In the meantime and on a lighter note, a restaurant in Phnom Penh, which was called 'Khmer-Thai' has changed its name by adding a 'l': Khmer-Thlai. A bit of a strange move, because 'thlai' in Khmer means 'expensive'...

Anyway, as long as Cambodian and Thai soldiers happily are shaking hands, I'm optimistic the situation at the border will defuse:


Oct 18, 2008

Fresh Seafood in Kep: how much longer?

One of the things not to miss in Cambodia is eating fresh fruits of the sea along the beach in Kep.The beach itself is nothing special (but taking a boat out to Rabbit Island is!), but wait till you have tasted what's on offer at the many food stalls! The ladies here do a terrific job in serving tasty seafood, especially when they also use the locally grown Kampot Pepper.

But is this wonderful tradition to go? According to the Phnom Post, it might be: "The Kep Municipality has put up a sign indicating that the stretch of land will be developed into a public garden. But vendors allege the land has been sold to an unidentified company that they say is planning to build a hotel on the land."

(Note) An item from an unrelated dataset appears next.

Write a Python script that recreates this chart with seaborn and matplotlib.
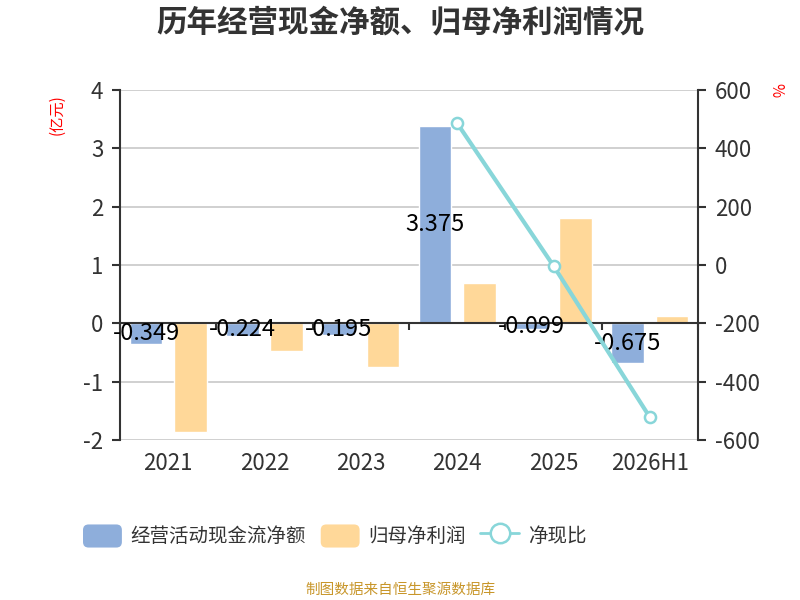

Sigh, same old story over and over again in Cambodia. Anyway, there is some hope you can still enjoy seafood in Kep. The governor says: "We will find a solution for the vendors."

Although, you should not always believe the authorities here...


Wi-Fi available at frizz

Cambodia's leading Internet Service Provider OnLine has installed wireless internet at frizz restaurant in Phnom Penh.

Now you can tap into the internet and update your blog while waiting for your dinner or enjoying a drink.

You'll need to buy a HotSpot card though. Available at frizz in denominations of 2, 5, 10 and 20 US dollars.


Oct 17, 2008

Wat Phnom price increase

The entry fee for Wat Phnom will double for foreign visitors from January 1st 2009, going up to US$2.

The extra money is supposed to be used for further 'beatification' of the area. Recently around Wat Phnom some renovations have taken place: the Naga Bridge, the Grandmother Penh statue, and a kids' playground.

The additional money will also help to support cleaners and security guards working around the monument.

Cambodians will, as before, be able to enter the pagoda for free.